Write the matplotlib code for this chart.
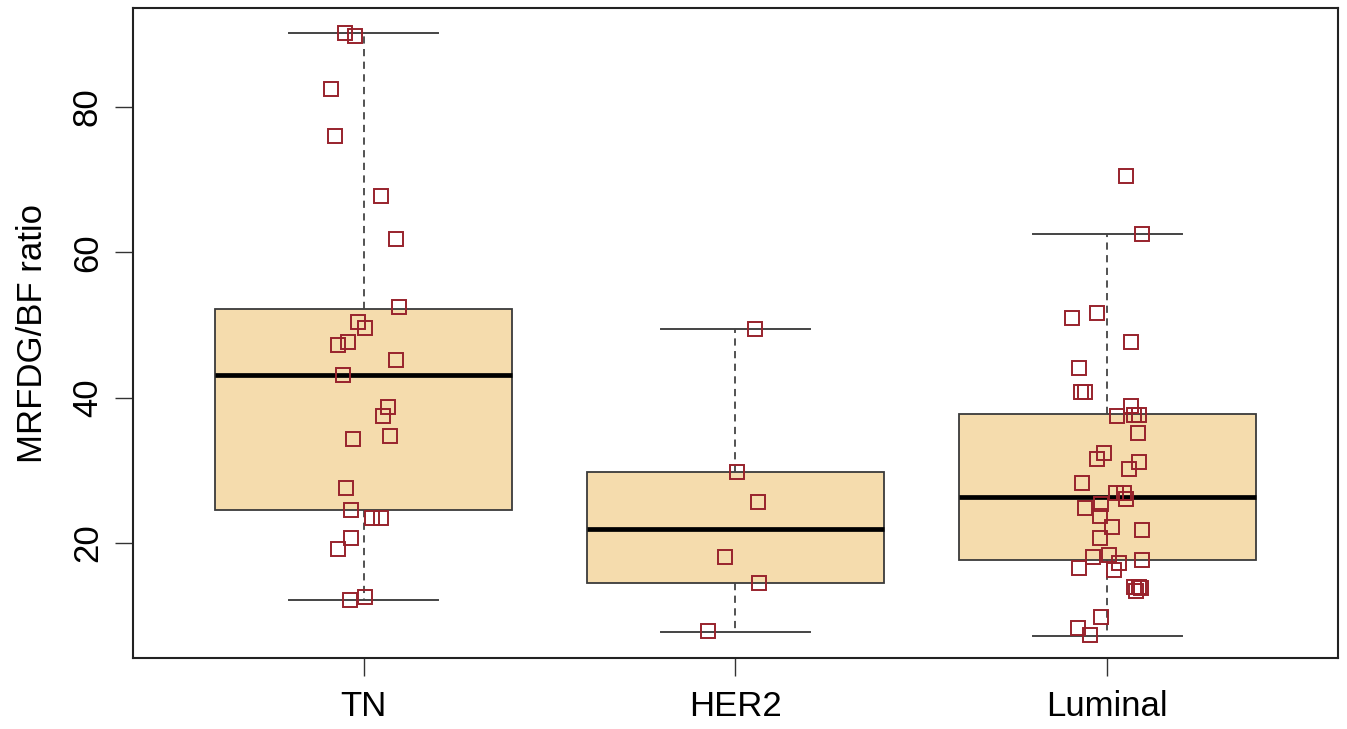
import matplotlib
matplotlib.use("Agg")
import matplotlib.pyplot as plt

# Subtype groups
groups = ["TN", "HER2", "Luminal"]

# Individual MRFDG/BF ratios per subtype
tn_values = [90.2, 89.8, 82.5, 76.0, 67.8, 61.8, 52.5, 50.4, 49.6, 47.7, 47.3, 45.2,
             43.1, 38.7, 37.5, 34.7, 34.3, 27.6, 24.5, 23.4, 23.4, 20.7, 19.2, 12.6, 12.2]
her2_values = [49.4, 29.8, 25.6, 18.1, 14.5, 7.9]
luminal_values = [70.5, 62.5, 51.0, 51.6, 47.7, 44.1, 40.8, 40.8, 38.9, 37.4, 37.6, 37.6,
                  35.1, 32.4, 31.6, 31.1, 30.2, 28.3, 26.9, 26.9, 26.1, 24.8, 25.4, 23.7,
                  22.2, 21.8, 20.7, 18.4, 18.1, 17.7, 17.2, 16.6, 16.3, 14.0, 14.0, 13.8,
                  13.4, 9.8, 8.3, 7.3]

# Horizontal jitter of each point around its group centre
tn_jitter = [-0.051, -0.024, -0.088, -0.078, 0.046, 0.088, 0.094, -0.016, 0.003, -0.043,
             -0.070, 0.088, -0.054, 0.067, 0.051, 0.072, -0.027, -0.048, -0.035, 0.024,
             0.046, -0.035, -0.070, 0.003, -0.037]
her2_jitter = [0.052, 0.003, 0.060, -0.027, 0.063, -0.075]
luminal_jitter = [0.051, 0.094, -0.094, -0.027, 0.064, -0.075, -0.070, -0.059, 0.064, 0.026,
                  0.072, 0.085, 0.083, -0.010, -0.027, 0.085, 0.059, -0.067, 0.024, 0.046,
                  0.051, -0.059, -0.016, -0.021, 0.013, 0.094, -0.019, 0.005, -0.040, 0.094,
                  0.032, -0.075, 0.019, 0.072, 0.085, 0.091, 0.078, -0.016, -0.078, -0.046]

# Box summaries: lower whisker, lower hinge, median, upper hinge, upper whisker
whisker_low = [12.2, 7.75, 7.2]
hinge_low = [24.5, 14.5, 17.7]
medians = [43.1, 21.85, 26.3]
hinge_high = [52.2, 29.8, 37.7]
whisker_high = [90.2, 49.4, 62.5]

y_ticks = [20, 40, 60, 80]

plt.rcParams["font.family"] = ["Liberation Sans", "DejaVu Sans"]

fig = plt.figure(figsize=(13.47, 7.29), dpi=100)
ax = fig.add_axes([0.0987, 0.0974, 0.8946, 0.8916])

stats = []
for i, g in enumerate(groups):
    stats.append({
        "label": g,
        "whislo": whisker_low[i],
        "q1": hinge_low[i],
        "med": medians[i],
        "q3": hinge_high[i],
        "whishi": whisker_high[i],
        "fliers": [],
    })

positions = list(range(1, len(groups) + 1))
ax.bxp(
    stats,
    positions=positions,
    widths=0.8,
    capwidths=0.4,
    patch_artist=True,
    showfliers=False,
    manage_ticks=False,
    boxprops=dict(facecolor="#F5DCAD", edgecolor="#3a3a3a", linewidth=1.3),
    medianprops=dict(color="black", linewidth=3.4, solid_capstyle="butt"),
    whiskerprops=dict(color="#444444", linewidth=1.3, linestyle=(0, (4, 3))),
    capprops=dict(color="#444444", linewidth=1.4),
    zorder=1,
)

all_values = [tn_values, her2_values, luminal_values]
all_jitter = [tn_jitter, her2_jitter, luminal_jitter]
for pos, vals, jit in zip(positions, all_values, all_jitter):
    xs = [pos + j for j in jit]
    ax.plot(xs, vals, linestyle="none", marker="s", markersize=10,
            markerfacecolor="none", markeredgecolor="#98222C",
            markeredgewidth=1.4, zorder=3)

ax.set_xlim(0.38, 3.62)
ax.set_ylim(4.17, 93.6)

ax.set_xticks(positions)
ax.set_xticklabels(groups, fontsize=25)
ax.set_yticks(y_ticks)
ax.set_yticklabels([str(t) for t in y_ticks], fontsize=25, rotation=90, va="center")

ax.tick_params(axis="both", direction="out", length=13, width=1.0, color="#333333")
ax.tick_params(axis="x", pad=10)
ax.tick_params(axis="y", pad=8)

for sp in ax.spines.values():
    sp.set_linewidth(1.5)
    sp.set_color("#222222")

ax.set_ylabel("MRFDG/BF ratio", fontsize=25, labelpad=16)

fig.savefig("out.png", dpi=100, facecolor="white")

• [SET EXERCISE]
Skip every picture and transcribe the data above exactly.

• [SOLUTION BELOW]
Write the matplotlib code for this chart.
import matplotlib
matplotlib.use("Agg")
import matplotlib.pyplot as plt

# Subtype groups
groups = ["TN", "HER2", "Luminal"]

# Individual MRFDG/BF ratios per subtype
tn_values = [90.2, 89.8, 82.5, 76.0, 67.8, 61.8, 52.5, 50.4, 49.6, 47.7, 47.3, 45.2,
             43.1, 38.7, 37.5, 34.7, 34.3, 27.6, 24.5, 23.4, 23.4, 20.7, 19.2, 12.6, 12.2]
her2_values = [49.4, 29.8, 25.6, 18.1, 14.5, 7.9]
luminal_values = [70.5, 62.5, 51.0, 51.6, 47.7, 44.1, 40.8, 40.8, 38.9, 37.4, 37.6, 37.6,
                  35.1, 32.4, 31.6, 31.1, 30.2, 28.3, 26.9, 26.9, 26.1, 24.8, 25.4, 23.7,
                  22.2, 21.8, 20.7, 18.4, 18.1, 17.7, 17.2, 16.6, 16.3, 14.0, 14.0, 13.8,
                  13.4, 9.8, 8.3, 7.3]

# Horizontal jitter of each point around its group centre
tn_jitter = [-0.051, -0.024, -0.088, -0.078, 0.046, 0.088, 0.094, -0.016, 0.003, -0.043,
             -0.070, 0.088, -0.054, 0.067, 0.051, 0.072, -0.027, -0.048, -0.035, 0.024,
             0.046, -0.035, -0.070, 0.003, -0.037]
her2_jitter = [0.052, 0.003, 0.060, -0.027, 0.063, -0.075]
luminal_jitter = [0.051, 0.094, -0.094, -0.027, 0.064, -0.075, -0.070, -0.059, 0.064, 0.026,
                  0.072, 0.085, 0.083, -0.010, -0.027, 0.085, 0.059, -0.067, 0.024, 0.046,
                  0.051, -0.059, -0.016, -0.021, 0.013, 0.094, -0.019, 0.005, -0.040, 0.094,
                  0.032, -0.075, 0.019, 0.072, 0.085, 0.091, 0.078, -0.016, -0.078, -0.046]

# Box summaries: lower whisker, lower hinge, median, upper hinge, upper whisker
whisker_low = [12.2, 7.75, 7.2]
hinge_low = [24.5, 14.5, 17.7]
medians = [43.1, 21.85, 26.3]
hinge_high = [52.2, 29.8, 37.7]
whisker_high = [90.2, 49.4, 62.5]

y_ticks = [20, 40, 60, 80]

plt.rcParams["font.family"] = ["Liberation Sans", "DejaVu Sans"]

fig = plt.figure(figsize=(13.47, 7.29), dpi=100)
ax = fig.add_axes([0.0987, 0.0974, 0.8946, 0.8916])

stats = []
for i, g in enumerate(groups):
    stats.append({
        "label": g,
        "whislo": whisker_low[i],
        "q1": hinge_low[i],
        "med": medians[i],
        "q3": hinge_high[i],
        "whishi": whisker_high[i],
        "fliers": [],
    })

positions = list(range(1, len(groups) + 1))
ax.bxp(
    stats,
    positions=positions,
    widths=0.8,
    capwidths=0.4,
    patch_artist=True,
    showfliers=False,
    manage_ticks=False,
    boxprops=dict(facecolor="#F5DCAD", edgecolor="#3a3a3a", linewidth=1.3),
    medianprops=dict(color="black", linewidth=3.4, solid_capstyle="butt"),
    whiskerprops=dict(color="#444444", linewidth=1.3, linestyle=(0, (4, 3))),
    capprops=dict(color="#444444", linewidth=1.4),
    zorder=1,
)

all_values = [tn_values, her2_values, luminal_values]
all_jitter = [tn_jitter, her2_jitter, luminal_jitter]
for pos, vals, jit in zip(positions, all_values, all_jitter):
    xs = [pos + j for j in jit]
    ax.plot(xs, vals, linestyle="none", marker="s", markersize=10,
            markerfacecolor="none", markeredgecolor="#98222C",
            markeredgewidth=1.4, zorder=3)

ax.set_xlim(0.38, 3.62)
ax.set_ylim(4.17, 93.6)

ax.set_xticks(positions)
ax.set_xticklabels(groups, fontsize=25)
ax.set_yticks(y_ticks)
ax.set_yticklabels([str(t) for t in y_ticks], fontsize=25, rotation=90, va="center")

ax.tick_params(axis="both", direction="out", length=13, width=1.0, color="#333333")
ax.tick_params(axis="x", pad=10)
ax.tick_params(axis="y", pad=8)

for sp in ax.spines.values():
    sp.set_linewidth(1.5)
    sp.set_color("#222222")

ax.set_ylabel("MRFDG/BF ratio", fontsize=25, labelpad=16)

fig.savefig("out.png", dpi=100, facecolor="white")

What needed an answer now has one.